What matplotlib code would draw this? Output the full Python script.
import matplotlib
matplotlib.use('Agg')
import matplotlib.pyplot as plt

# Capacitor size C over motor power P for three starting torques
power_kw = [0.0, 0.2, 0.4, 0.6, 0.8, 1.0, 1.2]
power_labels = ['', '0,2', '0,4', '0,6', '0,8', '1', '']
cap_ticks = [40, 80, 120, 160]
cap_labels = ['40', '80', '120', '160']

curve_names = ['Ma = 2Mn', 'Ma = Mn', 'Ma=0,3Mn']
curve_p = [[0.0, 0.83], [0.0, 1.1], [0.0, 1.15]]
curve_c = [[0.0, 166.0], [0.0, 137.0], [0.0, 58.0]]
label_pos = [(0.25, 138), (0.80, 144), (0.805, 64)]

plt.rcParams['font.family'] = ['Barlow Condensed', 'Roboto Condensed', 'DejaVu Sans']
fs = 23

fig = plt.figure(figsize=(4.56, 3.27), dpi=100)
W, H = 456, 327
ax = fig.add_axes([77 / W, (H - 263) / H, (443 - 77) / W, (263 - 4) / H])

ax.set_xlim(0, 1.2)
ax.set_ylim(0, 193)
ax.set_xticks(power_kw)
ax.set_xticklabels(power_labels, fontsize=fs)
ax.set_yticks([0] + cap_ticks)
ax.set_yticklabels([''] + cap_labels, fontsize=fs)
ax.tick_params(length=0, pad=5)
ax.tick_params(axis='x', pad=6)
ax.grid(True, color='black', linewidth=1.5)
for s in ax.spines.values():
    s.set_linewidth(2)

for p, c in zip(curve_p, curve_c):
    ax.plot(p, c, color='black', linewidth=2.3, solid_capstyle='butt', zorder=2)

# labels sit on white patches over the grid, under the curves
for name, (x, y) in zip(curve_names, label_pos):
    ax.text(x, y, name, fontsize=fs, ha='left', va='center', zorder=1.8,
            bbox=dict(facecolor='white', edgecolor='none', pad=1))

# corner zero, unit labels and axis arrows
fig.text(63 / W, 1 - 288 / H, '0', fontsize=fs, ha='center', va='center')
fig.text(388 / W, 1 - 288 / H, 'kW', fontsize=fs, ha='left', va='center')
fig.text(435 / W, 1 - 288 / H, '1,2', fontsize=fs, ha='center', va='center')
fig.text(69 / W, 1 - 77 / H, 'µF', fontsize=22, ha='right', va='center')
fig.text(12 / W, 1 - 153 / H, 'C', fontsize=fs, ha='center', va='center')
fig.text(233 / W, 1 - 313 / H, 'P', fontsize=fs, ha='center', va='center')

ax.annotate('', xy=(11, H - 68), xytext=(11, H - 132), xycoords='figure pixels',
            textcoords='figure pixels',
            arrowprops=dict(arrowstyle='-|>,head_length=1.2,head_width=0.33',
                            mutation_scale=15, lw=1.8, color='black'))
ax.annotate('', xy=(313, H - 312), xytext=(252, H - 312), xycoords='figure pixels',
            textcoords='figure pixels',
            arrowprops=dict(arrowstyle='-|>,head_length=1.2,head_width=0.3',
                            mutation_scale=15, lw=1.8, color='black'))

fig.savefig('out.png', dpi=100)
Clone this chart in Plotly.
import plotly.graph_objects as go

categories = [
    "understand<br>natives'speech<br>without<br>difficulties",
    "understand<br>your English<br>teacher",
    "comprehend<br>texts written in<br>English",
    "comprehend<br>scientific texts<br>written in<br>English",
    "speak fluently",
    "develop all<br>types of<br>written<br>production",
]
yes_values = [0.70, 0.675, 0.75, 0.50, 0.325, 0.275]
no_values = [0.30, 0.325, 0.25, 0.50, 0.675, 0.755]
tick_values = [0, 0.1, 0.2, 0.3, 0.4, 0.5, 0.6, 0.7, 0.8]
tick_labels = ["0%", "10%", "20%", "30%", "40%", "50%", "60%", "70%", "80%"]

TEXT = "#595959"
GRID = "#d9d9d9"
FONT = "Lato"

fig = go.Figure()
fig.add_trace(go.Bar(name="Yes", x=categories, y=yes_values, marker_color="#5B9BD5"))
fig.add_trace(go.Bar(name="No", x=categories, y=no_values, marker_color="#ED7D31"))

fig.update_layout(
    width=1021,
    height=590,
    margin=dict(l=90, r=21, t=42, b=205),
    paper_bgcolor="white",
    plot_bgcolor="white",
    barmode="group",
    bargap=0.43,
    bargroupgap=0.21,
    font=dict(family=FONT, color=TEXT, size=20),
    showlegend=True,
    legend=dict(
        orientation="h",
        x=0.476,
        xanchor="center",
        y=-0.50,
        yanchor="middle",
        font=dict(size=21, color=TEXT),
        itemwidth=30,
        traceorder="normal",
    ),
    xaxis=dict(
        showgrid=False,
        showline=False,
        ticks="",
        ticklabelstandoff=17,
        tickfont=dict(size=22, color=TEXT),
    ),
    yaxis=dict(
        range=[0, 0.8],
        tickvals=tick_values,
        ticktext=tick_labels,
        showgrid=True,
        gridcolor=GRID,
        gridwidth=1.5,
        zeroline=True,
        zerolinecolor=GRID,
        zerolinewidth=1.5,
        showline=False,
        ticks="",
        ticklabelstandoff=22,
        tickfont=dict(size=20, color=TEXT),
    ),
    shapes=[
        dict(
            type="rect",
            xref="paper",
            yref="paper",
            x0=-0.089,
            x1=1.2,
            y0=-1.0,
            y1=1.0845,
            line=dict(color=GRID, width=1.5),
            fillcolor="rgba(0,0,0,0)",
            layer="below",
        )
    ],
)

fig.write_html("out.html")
+ + + + +
▶ [What the task requires]: Without changing anything, quote the lines from the top of the data to the line that contains "bbox=dict(facecolor='white', edgecolor='none', pad=1))", including that line.

▶ [Result for this exercise]:
What matplotlib code would draw this? Output the full Python script.
import matplotlib
matplotlib.use('Agg')
import matplotlib.pyplot as plt

# Capacitor size C over motor power P for three starting torques
power_kw = [0.0, 0.2, 0.4, 0.6, 0.8, 1.0, 1.2]
power_labels = ['', '0,2', '0,4', '0,6', '0,8', '1', '']
cap_ticks = [40, 80, 120, 160]
cap_labels = ['40', '80', '120', '160']

curve_names = ['Ma = 2Mn', 'Ma = Mn', 'Ma=0,3Mn']
curve_p = [[0.0, 0.83], [0.0, 1.1], [0.0, 1.15]]
curve_c = [[0.0, 166.0], [0.0, 137.0], [0.0, 58.0]]
label_pos = [(0.25, 138), (0.80, 144), (0.805, 64)]

plt.rcParams['font.family'] = ['Barlow Condensed', 'Roboto Condensed', 'DejaVu Sans']
fs = 23

fig = plt.figure(figsize=(4.56, 3.27), dpi=100)
W, H = 456, 327
ax = fig.add_axes([77 / W, (H - 263) / H, (443 - 77) / W, (263 - 4) / H])

ax.set_xlim(0, 1.2)
ax.set_ylim(0, 193)
ax.set_xticks(power_kw)
ax.set_xticklabels(power_labels, fontsize=fs)
ax.set_yticks([0] + cap_ticks)
ax.set_yticklabels([''] + cap_labels, fontsize=fs)
ax.tick_params(length=0, pad=5)
ax.tick_params(axis='x', pad=6)
ax.grid(True, color='black', linewidth=1.5)
for s in ax.spines.values():
    s.set_linewidth(2)

for p, c in zip(curve_p, curve_c):
    ax.plot(p, c, color='black', linewidth=2.3, solid_capstyle='butt', zorder=2)

# labels sit on white patches over the grid, under the curves
for name, (x, y) in zip(curve_names, label_pos):
    ax.text(x, y, name, fontsize=fs, ha='left', va='center', zorder=1.8,
            bbox=dict(facecolor='white', edgecolor='none', pad=1))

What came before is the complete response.